El parqué
Álvaro Romero
Descensos moderados
el poliedro
El supermercado se ha convertido para la mayoría de los españoles en un lugar desagradable e inquietante. Parecen lejanos los tiempos en los que ir a aprovisionarse de productos para el hogar era una tarea obligada, pero no estresante, puede que entretenida y hasta relajante, una evasión de andar por casa, cotidiana o semanal. Siempre ha habido almas ecónomas, no necesariamente tacañas; personas que entre los lineales despliegan tácticas de una estrategia de control de costes de corte casi científico, ríete tú del taylorismo y de la “mejora continua” de la escuela japonesa de Calidad: gente que analiza los precios de las latas de atún, la leche o el jabón de lavadora de forma estática e in situ, pero también dinámica, o sea, con previa indagación en casa frente al ordenador, cotejo de ofertas y promociones, solvencia brutal en la consideración de las fechas de caducidad y de los orígenes planetarios de las mercaderías, comparación entre distintas cadenas de distribución –el litro de oliva virgen extra siempre ha sido totémico y catalizador, no sólo ahora–, recuerdo preciso de la evolución histórica del montante en euros del ajo o el rollo de papel, urbanitas de espíritu agropecuario y estacional que durante el invierno reniegan del tomate natural y en verano de la mandarina, versadísimos en cuál es el momento preciso –y asequible– de deleitarse con un cuarto de picotas o nísperos (ese manjar efímero y de misteriosa rentabilidad).

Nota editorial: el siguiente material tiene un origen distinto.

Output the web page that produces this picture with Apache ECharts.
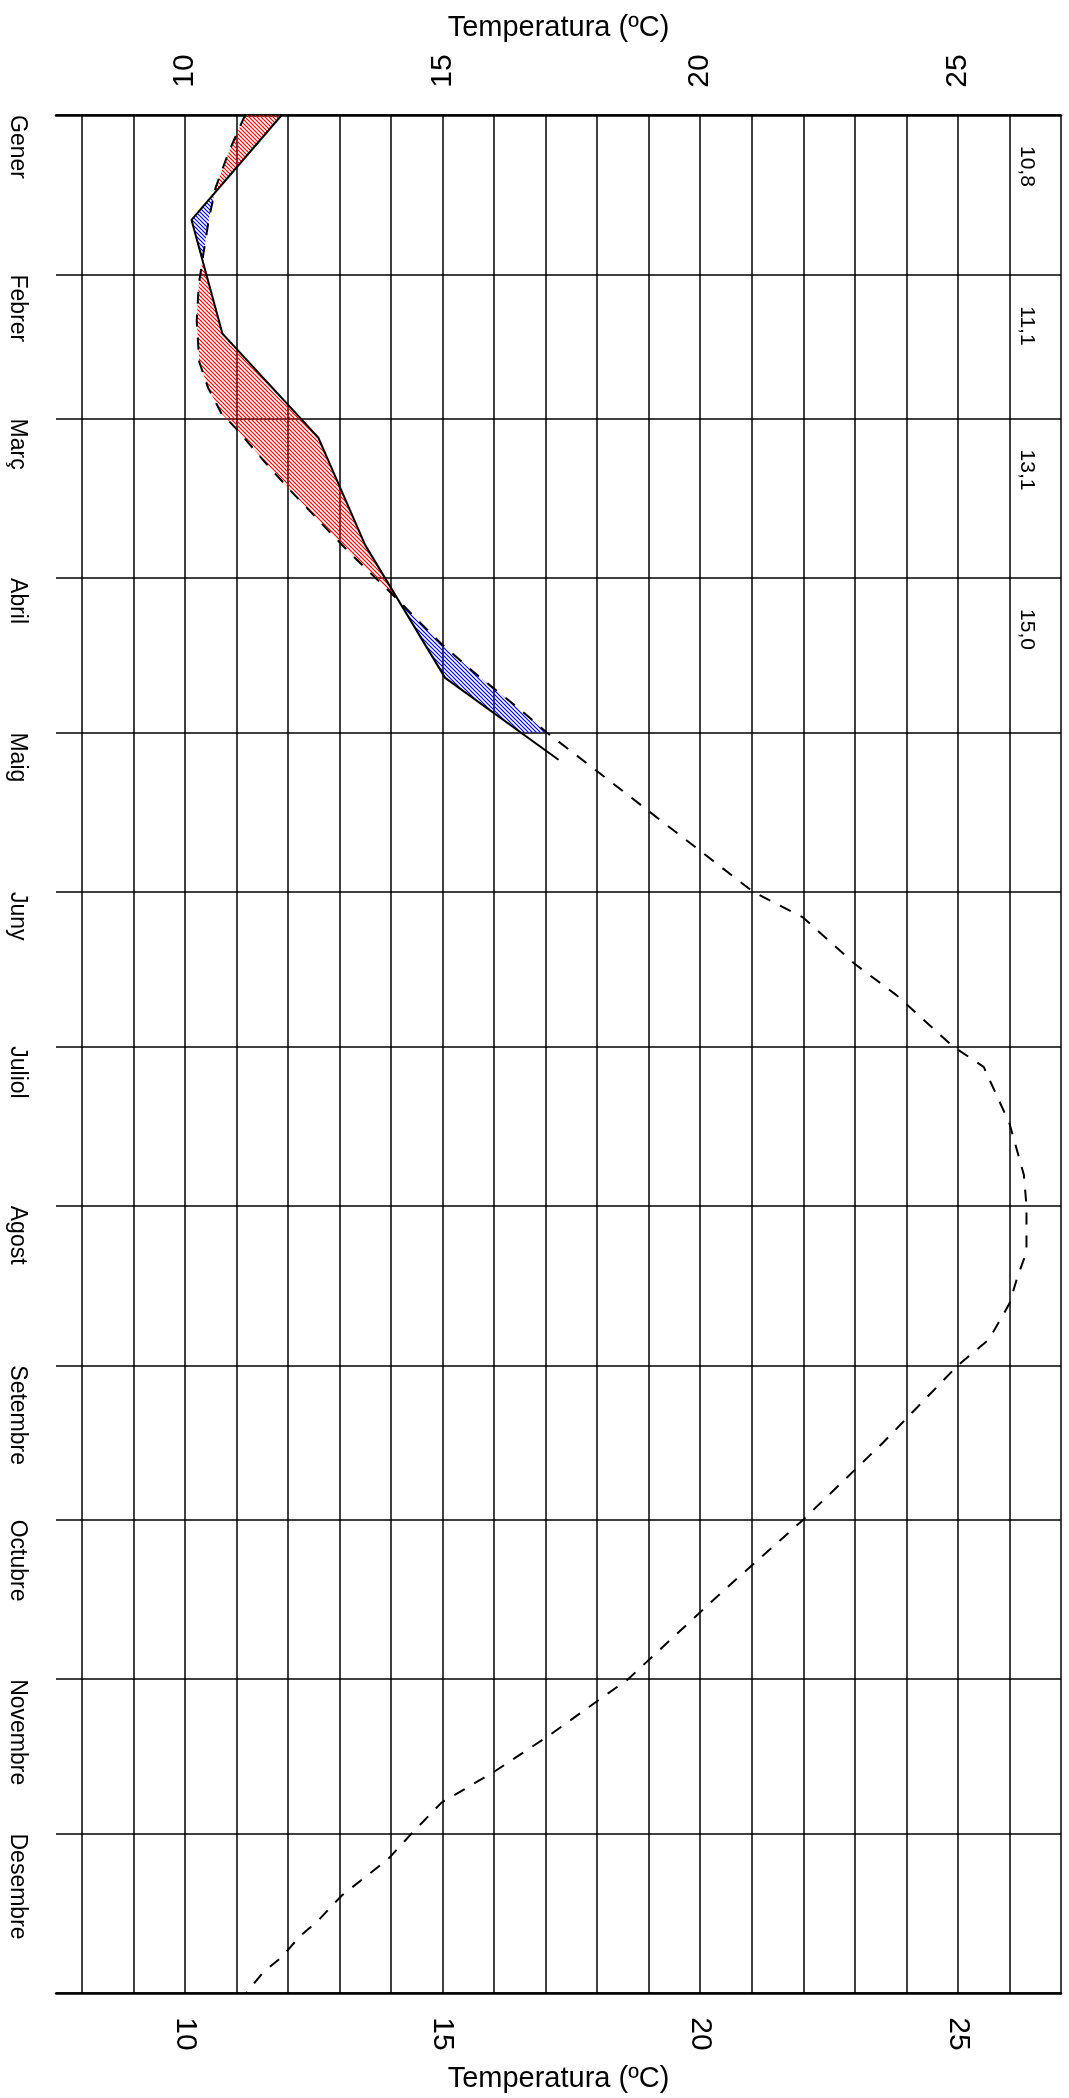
<!DOCTYPE html>
<html>
<head>
<meta charset="utf-8">
<script src="https://cdn.jsdelivr.net/npm/echarts@6/dist/echarts.min.js"></script>
<style>
html,body{margin:0;padding:0;background:#fff;}
#chart{width:1069px;height:2098px;}
</style>
</head>
<body>
<div id="chart"></div>
<script>
// ---------------- DATA ----------------
const months = ['Gener','Febrer','Març','Abril','Maig','Juny','Juliol','Agost','Setembre','Octubre','Novembre','Desembre'];
const monthDays = [31,28,31,30,31,30,31,31,30,31,30,31];
const tempTicks = [10,15,20,25];
const monthlyMeanLabels = ['10,8','11,1','13,1','15,0'];

// observed temperature (solid line): day of year / °C
const observedDay  = [0, 20.4, 42.5, 62.7, 83.6, 109.4, 125.3];
const observedTemp = [11.88, 10.13, 10.73, 12.59, 13.50, 15.05, 17.25];

// normal (climatological) temperature (dashed line): day of year / °C
const normalDay  = [0, 7, 14, 20, 27, 33, 40, 48, 53, 58, 61, 68, 73, 82, 85, 93, 99, 103, 109, 115, 120, 126,
                    151, 156, 165, 171, 181, 185, 196, 206, 212, 221, 226, 231, 238, 243, 258, 273, 287, 304,
                    315, 322, 328, 334, 339, 346, 351, 354, 358, 361, 365];
const normalTemp = [11.17, 10.86, 10.60, 10.47, 10.36, 10.27, 10.23, 10.28, 10.45, 10.71, 11.00, 11.60, 12.05, 12.90, 13.19, 14.01, 14.60, 15.00, 15.69, 16.44, 17.02, 17.80,
                    21.03, 22.00, 23.00, 23.80, 24.90, 25.50, 26.00, 26.28, 26.33, 26.33, 26.15, 26.00, 25.60, 25.00, 23.55, 22.00, 20.43, 18.60,
                    17.06, 16.00, 14.98, 14.40, 13.94, 13.05, 12.58, 12.23, 11.88, 11.52, 11.19];

const fillEndDay = 120; // anomaly shading runs until 1 May

// ---------------- helpers ----------------
const monthStart = [];
(function(){ let a = 0; for (const n of monthDays) { monthStart.push(a); a += n; } monthStart.push(a); })();
const yearDays = monthStart[monthStart.length - 1];

function interp(xs, ys, d) {
  if (d <= xs[0]) return ys[0];
  for (let i = 0; i < xs.length - 1; i++) {
    if (d >= xs[i] && d <= xs[i + 1]) {
      const t = (d - xs[i]) / (xs[i + 1] - xs[i]);
      return ys[i] + t * (ys[i + 1] - ys[i]);
    }
  }
  return ys[ys.length - 1];
}

// Build anomaly polygons (observed vs normal) in data space
function buildSegments() {
  let br = [0, fillEndDay];
  observedDay.concat(normalDay).forEach(d => { if (d > 0 && d < fillEndDay) br.push(d); });
  br = Array.from(new Set(br)).sort((a, b) => a - b);
  const pts = [];
  for (let i = 0; i < br.length; i++) {
    const d = br[i];
    const o = interp(observedDay, observedTemp, d), n = interp(normalDay, normalTemp, d);
    if (i > 0) {
      const p = pts[pts.length - 1];
      const diffA = p.o - p.n, diffB = o - n;
      if (diffA * diffB < 0) {
        const c = p.d + (d - p.d) * diffA / (diffA - diffB);
        const oc = interp(observedDay, observedTemp, c);
        pts.push({ d: c, o: oc, n: oc });
      }
    }
    pts.push({ d: d, o: o, n: n });
  }
  const segs = [];
  let cur = null;
  for (let i = 0; i < pts.length; i++) {
    const p = pts[i];
    const diff = p.o - p.n;
    const sign = diff > 1e-9 ? 1 : (diff < -1e-9 ? -1 : 0);
    if (!cur) { cur = { sign: sign, pts: [p] }; continue; }
    if (cur.sign === 0) cur.sign = sign;
    if (sign !== 0 && sign !== cur.sign) {
      segs.push(cur);
      const last = cur.pts[cur.pts.length - 1];
      cur = { sign: sign, pts: [last, p] };
    } else {
      cur.pts.push(p);
      if (sign === 0 && i < pts.length - 1) {
        segs.push(cur);
        cur = { sign: 0, pts: [p] };
      }
    }
  }
  if (cur && cur.pts.length > 1) segs.push(cur);
  return segs.filter(s => s.pts.length > 1 && s.sign !== 0).map(s => ({
    sign: s.sign,
    poly: s.pts.map(p => [p.o, p.d]).concat(s.pts.slice().reverse().map(p => [p.n, p.d]))
  }));
}
const segments = buildSegments();

function hatch(color) {
  const c = document.createElement('canvas');
  c.width = 4; c.height = 4;
  const g = c.getContext('2d');
  g.strokeStyle = color; g.lineWidth = 1.2;
  g.beginPath();
  g.moveTo(-1, -1); g.lineTo(5, 5);
  g.moveTo(-1, 3); g.lineTo(1, 5);
  g.moveTo(3, -1); g.lineTo(5, 1);
  g.stroke();
  return c;
}
const warmPattern = { image: hatch('#ff0000'), repeat: 'repeat' };
const coldPattern = { image: hatch('#0000ff'), repeat: 'repeat' };

const ySplitColors = [];
for (let d = 0; d <= yearDays; d++) ySplitColors.push(monthStart.indexOf(d) >= 0 ? '#000' : 'rgba(0,0,0,0)');

const FONT = "'Liberation Sans', Arial, sans-serif";

const tempAxisBase = {
  type: 'value', min: 7.5, max: 27, interval: 0.5,
  axisTick: { show: false },
  axisLine: { show: true, onZero: false, lineStyle: { color: '#000', width: 2.5 } },
  axisLabel: {
    rotate: -90, fontSize: 30, color: '#000', fontFamily: FONT,
    align: 'center', verticalAlign: 'middle',
    formatter: v => (tempTicks.indexOf(v) >= 0 ? String(v) : '')
  },
  name: 'Temperatura (ºC)', nameLocation: 'middle',
  nameTextStyle: { fontSize: 29, color: '#000', fontFamily: FONT },
  nameMoveOverlap: false
};

const chart = echarts.init(document.getElementById('chart'), null, { renderer: 'canvas' });
chart.setOption({
  animation: false,
  backgroundColor: '#fff',
  grid: { left: 56, right: 8, top: 115, bottom: 103, containLabel: false },
  xAxis: [
    Object.assign({}, tempAxisBase, {
      position: 'top', nameGap: 73,
      axisLabel: Object.assign({}, tempAxisBase.axisLabel, { margin: 44 }),
      splitLine: { show: true, lineStyle: { color: ['rgba(0,0,0,0)', '#000'], width: 1.5 } }
    }),
    Object.assign({}, tempAxisBase, {
      position: 'bottom', nameGap: 71,
      axisLabel: Object.assign({}, tempAxisBase.axisLabel, { margin: 41 }),
      splitLine: { show: false }
    })
  ],
  yAxis: {
    type: 'value', inverse: true, min: 0, max: yearDays, interval: 1,
    axisLine: { show: false }, axisTick: { show: false },
    splitLine: { show: true, lineStyle: { color: ySplitColors, width: 1.5 } },
    axisLabel: {
      rotate: -90, margin: 39, fontSize: 23, color: '#000', fontFamily: FONT,
      align: 'left', verticalAlign: 'middle',
      formatter: v => { const i = monthStart.indexOf(v); return (i >= 0 && i < months.length) ? months[i] : ''; }
    }
  },
  series: [
    {
      type: 'custom', name: 'anomalia', xAxisIndex: 0, yAxisIndex: 0, z: 1,
      data: segments.map((s, i) => [i]),
      renderItem: function (params, api) {
        const s = segments[params.dataIndex];
        return {
          type: 'polygon',
          shape: { points: s.poly.map(p => api.coord(p)) },
          style: { fill: s.sign > 0 ? warmPattern : coldPattern, stroke: null }
        };
      },
      silent: true
    },
    {
      type: 'line', name: 'normal', xAxisIndex: 0, yAxisIndex: 0, z: 3,
      data: normalDay.map((d, i) => [normalTemp[i], d]),
      showSymbol: false, symbol: 'none',
      lineStyle: { color: '#000', width: 2, type: [12, 11] },
      silent: true
    },
    {
      type: 'line', name: 'observada', xAxisIndex: 0, yAxisIndex: 0, z: 4,
      data: observedDay.map((d, i) => [observedTemp[i], d]),
      showSymbol: false, symbol: 'none',
      lineStyle: { color: '#000', width: 2, type: 'solid' },
      silent: true
    },
    {
      type: 'custom', name: 'mitjana', xAxisIndex: 0, yAxisIndex: 0, z: 5,
      data: monthlyMeanLabels.map((t, i) => [26.33, monthStart[i] + 10]),
      renderItem: function (params, api) {
        const p = api.coord([api.value(0), api.value(1)]);
        return {
          type: 'text', x: p[0], y: p[1], rotation: -Math.PI / 2,
          style: { text: monthlyMeanLabels[params.dataIndex], fontSize: 21, fontFamily: FONT,
                   fill: '#000', align: 'center', verticalAlign: 'middle' }
        };
      },
      silent: true
    }
  ]
});
</script>
</body>
</html>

Pero existimos muchos con otro posicionamiento en esto del consumo carrito en ristre, el del establecimiento o el renacido casero de tela basta y ruedines, y somos más libertinos y pródigos, más caprichosos, menos severos con el bolsillo –a la postre limitado, y por tanto no convivimos bien con llevar una lista y mucho menos una calculadora al Padrefour, el Litel, El Pernil, el Menos es Más o al Mercadueña (permitan que no haga publicidad gratuita, esto es un periódico y sus empleados tienen niños que alimentar y, por tanto, supermercados a los que ir a dejarse sus cuartos para llevarse otros cuartos, sean de pechuga de pavo, sean de cinta de lomo adobada en un tentador “pague un cuarto, llévese cuarto y mitad”). Esta otra raza consumidora sufre desde la Guerra de Ucrania, mucho más que el avezado miradito, y pasea por los pasillos del súper mirando con tribulación –y dificultad– los “el kilo sale a”. Según mi empírica percepción, este cliente rumboso está comprando muchísimo menos en este plan de altísimos precios inducidos y, no pocas veces, sospechosos de estar inflados de forma canalla. Nuestra inhibición es pura ley de la demanda: me subes los precios, compro menos. Ahora debería producirse la reacción de la oferta: compras menos, bajo los precios para estimularte. Seré pesimista: no será así. Como rezaba sobre la dantesca puerta del infierno: Abbandonate ogni speranza. No bajarán cuando en puridad deban bajar, o lo harán sólo cosméticamente. El esquema inflacionario se apuntala y se cuadra con una presión de los salarios al alza, pero será perezosa y ni mucho menos automática, de forma que en el camino unos cuantos oferentes e intermediarios se harán ricos –los “pescadores” que han “metido el lápiz” a río revuelto–, y muchos pequeños agricultores y ganaderos desaparecerán por falta de ventas y por una posición perdedora en las cadenas de intermediación y distribución. El consumidor –el españolito de a pie– verá reducida la histórica variedad y calidad de su cesta de la compra. Seremos más europeos. Que en términos medios y en lo del comer y el beber significa, con todos los respetos para nuestros socios, ser más cutres, más pobretones, menos saludables. “Terror en el hipermercado, horror en el ultramarinos” (Alaska y los Pegamoides, 1980).